More Lawyers in Japan (And Thus Less Yakuza)

I'm going through a copy of McMafia by Misha Glenny and he said in 1949, the Japanese passed a law limiting the number of lawyers who could graduate from the Legal Research and Training Institute in Tokyo to 5,000 per year. This was done to discourage litigation and encourage social harmony.

What ended up happening is the court system was clogged with civil cases that never got resolved (most lawyers would rather work for the zaibatsu) and people started turning to the Yakuza (the Japanese mob) to resolve their problems. The Yakuza emerged from their traditional rackets of prostitution and gambling into all sorts of other concerns, like debt collection, as a result.

What if this law had never passed, leading to a more functional Japanese court system?

Glenny said the Yakuza were heavily involved in the property bubble in Japan in the 1980s, typically forcing people out of their homes and businesses so they could be sold or demolished. Given how (I think) the bursting of this bubble caused Japan's "lost decade," there could be major macro-economic and political consequences.
 
I'm going through a copy of McMafia by Misha Glenny and he said in 1949, the Japanese passed a law limiting the number of lawyers who could graduate from the Legal Research and Training Institute in Tokyo to 5,000 per year. This was done to discourage litigation and encourage social harmony.

Hmmm... I haven't read that one, but reading that comment, and looking at some of the reviews on Amazon (a telling one wondered about the lack of references), I'd take it with a grain of salt.

I'd agree that the discouragement of litigation was by design, but rather than foisting it off on the Yaks, it was channeled through other, more bureaucratic means, such as mediation. Have a look at this article for a more detailed explanation. Also here. It sounds to me as if the author was over-hyping the involvement of the yaks.

What ended up happening is the court system was clogged with civil cases that never got resolved (most lawyers would rather work for the zaibatsu) and people started turning to the Yakuza (the Japanese mob) to resolve their problems. The Yakuza emerged from their traditional rackets of prostitution and gambling into all sorts of other concerns, like debt collection, as a result.

Debt collection, along with the loan sharking that goes hand in hand with it, is a pretty traditional yak business.

What if this law had never passed, leading to a more functional Japanese court system?

You'd have to change much more than just this law.

Glenny said the Yakuza were heavily involved in the property bubble in Japan in the 1980s, typically forcing people out of their homes and businesses so they could be sold or demolished. Given how (I think) the bursting of this bubble caused Japan's "lost decade," there could be major macro-economic and political consequences.

While jiageya were involved, I'd hesitate to lay all of the bubble at the yaks feet. I think you have that a bit backwards, in fact. Rather than a cause, they were a symptom.

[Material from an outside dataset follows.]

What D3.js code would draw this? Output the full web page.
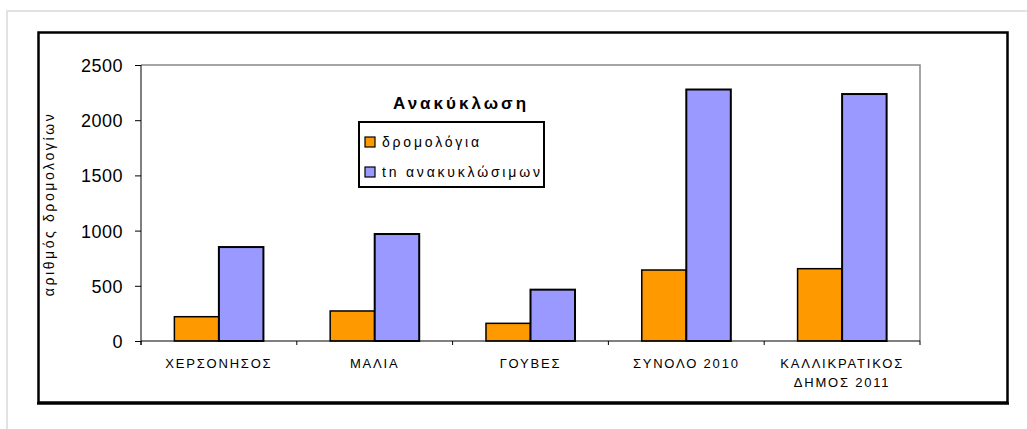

If you're thinking that more lawyers could butterfly away or mitigate the lost "decade", I'd call that ASBs.
 
While jiageya were involved, I'd hesitate to lay all of the bubble at the yaks feet. I think you have that a bit backwards, in fact. Rather than a cause, they were a symptom.

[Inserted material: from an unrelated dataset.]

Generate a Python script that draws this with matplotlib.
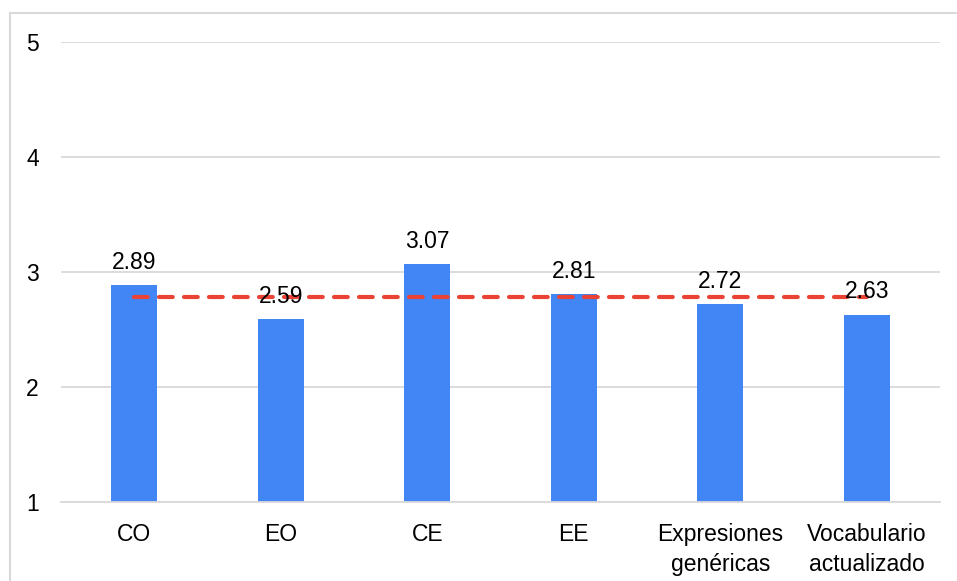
import matplotlib.pyplot as plt
from matplotlib.lines import Line2D

categories = ['CO', 'EO', 'CE', 'EE', 'Expresiones\ngenéricas', 'Vocabulario\nactualizado']
scores = [2.89, 2.59, 3.07, 2.81, 2.72, 2.63]
score_labels = ['2.89', '2.59', '3.07', '2.81', '2.72', '2.63']
mean_score = sum(scores) / len(scores)

plt.rcParams['font.family'] = ['Liberation Sans', 'DejaVu Sans']

W, H = 957, 581
fig = plt.figure(figsize=(W / 100, H / 100), dpi=100)
ax = fig.add_axes([61 / W, 1 - 502 / H, (940 - 61) / W, (502 - 42) / H])

x = list(range(len(categories)))
ax.bar(x, [s - 1 for s in scores], bottom=1, width=0.315, color='#4285F4', zorder=2)

# average line, from first to last bar centre
ax.plot([x[0], x[-1]], [mean_score, mean_score], color='#EA4335', lw=3,
        linestyle=(0, (3.3, 2.7)), solid_capstyle='round', dash_capstyle='round', zorder=3)

for xi, s, lab in zip(x, scores, score_labels):
    ax.annotate(lab, (xi, s), xytext=(0, 8), textcoords='offset points',
                ha='center', va='bottom', fontsize=16.5, color='black', zorder=4)

ax.set_xlim(-0.5, len(categories) - 0.5)
ax.set_ylim(1, 5)
ax.set_yticks([1, 2, 3, 4, 5])
ax.set_xticks(x)
ax.set_xticklabels(categories, fontsize=16.5, linespacing=1.4)
ax.tick_params(axis='y', labelsize=16.5, length=0, pad=16)
ax.tick_params(axis='x', length=0, pad=15)
ax.grid(axis='y', color='#D9D9D9', lw=1.3, zorder=0)
for sp in ['top', 'right', 'left']:
    ax.spines[sp].set_visible(False)
ax.spines['bottom'].set_color('#D9D9D9')
ax.spines['bottom'].set_linewidth(1.3)

# outer frame (top and left only visible)
fig.add_artist(Line2D([10 / W, 1], [1 - 13 / H, 1 - 13 / H], color='#D9D9D9', lw=1.5))
fig.add_artist(Line2D([10 / W, 10 / W], [0, 1 - 13 / H], color='#D9D9D9', lw=1.5))

fig.savefig('out.png', dpi=100)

If you're thinking that more lawyers could butterfly away or mitigate the lost "decade", I'd call that ASBs.

I wasn't blaming all of the blame for the bubble on the Yakuza, nor was I saying they caused it.

I was suggesting the Japanese real-estate bubble might not have happened the way it did if developers couldn't ally with the mob to force people out of their homes.

(I am not saying it would not happen at all. As you said, this was a symptom. However, it seems to me like it's a symptom that kept the bubble going. Kind of a feedback thing.)

So basically, I was suggesting more lawyers could keep the bubble from rising as high or as quickly.